Le phénomène beethovénien se produit à un stade presque cosmique. Carl Maria von Weber* (1786-1826) présente un phénomène assez parallèle, mais à un degré moins élevé : encore héritier du xviiie s., il apporte son audacieuse charge de nouveauté dans la forme de l’opéra, dans l’orchestration et dans la conduite du discours harmonique.

C’est un peu ce qui se produit avec Franz Schubert* (1797-1828), lui aussi instinctif et intuitif, héritier du classicisme et qui reste surtout comme le créateur du lied romantique en sa formule accomplie.


Le plein feu du romantisme
L’apogée d’un art national

À partir de cette période, les généralités deviennent plus difficiles à dégager.

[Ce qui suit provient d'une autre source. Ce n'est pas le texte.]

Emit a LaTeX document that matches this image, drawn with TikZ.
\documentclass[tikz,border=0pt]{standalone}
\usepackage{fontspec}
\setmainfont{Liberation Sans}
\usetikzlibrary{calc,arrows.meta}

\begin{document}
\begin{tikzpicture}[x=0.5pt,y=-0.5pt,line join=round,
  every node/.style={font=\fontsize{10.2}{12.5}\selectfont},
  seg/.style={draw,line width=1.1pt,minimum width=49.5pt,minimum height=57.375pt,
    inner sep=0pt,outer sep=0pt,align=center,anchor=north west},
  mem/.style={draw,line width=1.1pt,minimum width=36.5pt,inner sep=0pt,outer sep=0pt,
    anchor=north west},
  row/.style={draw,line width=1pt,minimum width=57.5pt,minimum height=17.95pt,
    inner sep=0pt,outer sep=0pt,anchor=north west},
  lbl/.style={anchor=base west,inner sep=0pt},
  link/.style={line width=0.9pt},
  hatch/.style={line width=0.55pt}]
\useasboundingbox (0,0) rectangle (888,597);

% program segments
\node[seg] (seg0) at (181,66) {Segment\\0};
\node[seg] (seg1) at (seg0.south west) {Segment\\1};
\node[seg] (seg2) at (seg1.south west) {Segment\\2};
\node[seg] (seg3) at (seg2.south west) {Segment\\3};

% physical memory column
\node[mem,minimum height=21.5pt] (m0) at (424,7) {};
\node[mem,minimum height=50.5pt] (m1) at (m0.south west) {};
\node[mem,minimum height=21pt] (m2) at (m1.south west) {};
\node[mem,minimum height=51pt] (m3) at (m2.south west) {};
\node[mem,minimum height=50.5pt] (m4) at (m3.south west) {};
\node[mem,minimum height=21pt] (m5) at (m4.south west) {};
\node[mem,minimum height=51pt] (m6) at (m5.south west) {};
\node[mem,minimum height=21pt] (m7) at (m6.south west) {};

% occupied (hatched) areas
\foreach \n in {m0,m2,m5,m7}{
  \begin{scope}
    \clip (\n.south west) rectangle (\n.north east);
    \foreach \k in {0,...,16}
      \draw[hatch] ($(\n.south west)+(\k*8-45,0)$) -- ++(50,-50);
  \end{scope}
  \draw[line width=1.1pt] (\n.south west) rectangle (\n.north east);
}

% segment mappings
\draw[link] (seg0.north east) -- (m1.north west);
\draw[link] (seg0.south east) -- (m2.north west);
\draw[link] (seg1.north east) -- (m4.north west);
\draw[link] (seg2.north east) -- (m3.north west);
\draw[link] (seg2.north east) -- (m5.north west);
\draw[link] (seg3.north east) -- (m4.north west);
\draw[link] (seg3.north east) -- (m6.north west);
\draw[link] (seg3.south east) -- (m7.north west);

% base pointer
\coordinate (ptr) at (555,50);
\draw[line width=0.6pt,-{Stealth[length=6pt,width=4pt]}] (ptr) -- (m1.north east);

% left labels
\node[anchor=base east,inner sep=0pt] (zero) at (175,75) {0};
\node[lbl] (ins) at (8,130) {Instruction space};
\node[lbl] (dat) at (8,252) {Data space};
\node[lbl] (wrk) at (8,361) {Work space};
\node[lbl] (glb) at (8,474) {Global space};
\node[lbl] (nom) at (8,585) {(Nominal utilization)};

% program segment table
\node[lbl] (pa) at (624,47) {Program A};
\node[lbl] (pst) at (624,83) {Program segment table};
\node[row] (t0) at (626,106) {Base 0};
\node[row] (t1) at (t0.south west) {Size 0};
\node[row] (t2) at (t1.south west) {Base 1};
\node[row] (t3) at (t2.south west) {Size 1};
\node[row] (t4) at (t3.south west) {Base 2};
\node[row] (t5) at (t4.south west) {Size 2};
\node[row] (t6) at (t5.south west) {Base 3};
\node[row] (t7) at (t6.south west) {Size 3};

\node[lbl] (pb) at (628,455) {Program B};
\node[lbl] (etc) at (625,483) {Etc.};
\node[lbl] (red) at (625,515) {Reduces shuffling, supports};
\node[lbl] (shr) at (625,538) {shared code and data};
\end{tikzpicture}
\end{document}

La période romantique proprement dite est surtout faite de contradictions : l’ordre mendelssohnien coexiste avec la fièvre schumannienne, les deux hommes se réclamant de Beethoven ; dans le domaine du langage musical, la subjectivité novatrice d’un Wagner coexiste avec l’objectivité conservatrice d’un Schumann et d’un Brahms ; songeons aussi que si le romantisme a, dans le domaine de la musique de chambre, porté la musique pure sur ses sommets les plus élevés, c’est aussi le romantisme qui a été le champion déchaîné de la « musique à programme » et du grand opéra ; songeons enfin que le romantisme allemand — celui qui a été le plus virulent en Europe — possède ce contraste de rechercher le goût de l’éclat et de la virtuosité en même temps que le goût de l’intime, du secret, du silence de l’âme. Il n’est guère, en fait, qu’un seul sentiment sur lequel tous ces musiciens allemands ont été d’accord, c’est un profond et vivant nationalisme. L’idée allemande est alors une réalité spirituelle qu’ils appellent tous : Felix Mendelssohn* (1809-1847), Robert Schumann* (1810-1856), Richard Wagner* (1813-1883) et Johannes Brahms* (1833-1897) ; seul Anton Bruckner* (1824-1896) se tient à l’écart du mouvement, son nationalisme autrichien ayant presque rang de régionalisme et ses aspirations profondes étant en revanche supraterrestres. Les grands romantiques allemands ont cependant un autre commun dénominateur, le fait d’être, à des titres divers, des héritiers de Beethoven : pseudo-classicisme dans le cadre romantique avec Mendelssohn ; élans révolutionnaires avec Schumann ; synthèse de la nouveauté et de la tradition avec Brahms ; création du drame musical moderne avec Wagner, qui prend aussi le relais de Beethoven comme rénovateur du langage, le chromatisme de Tristan allant rejoindre les premiers balbutiements dodécaphoniques au seuil du xxe s.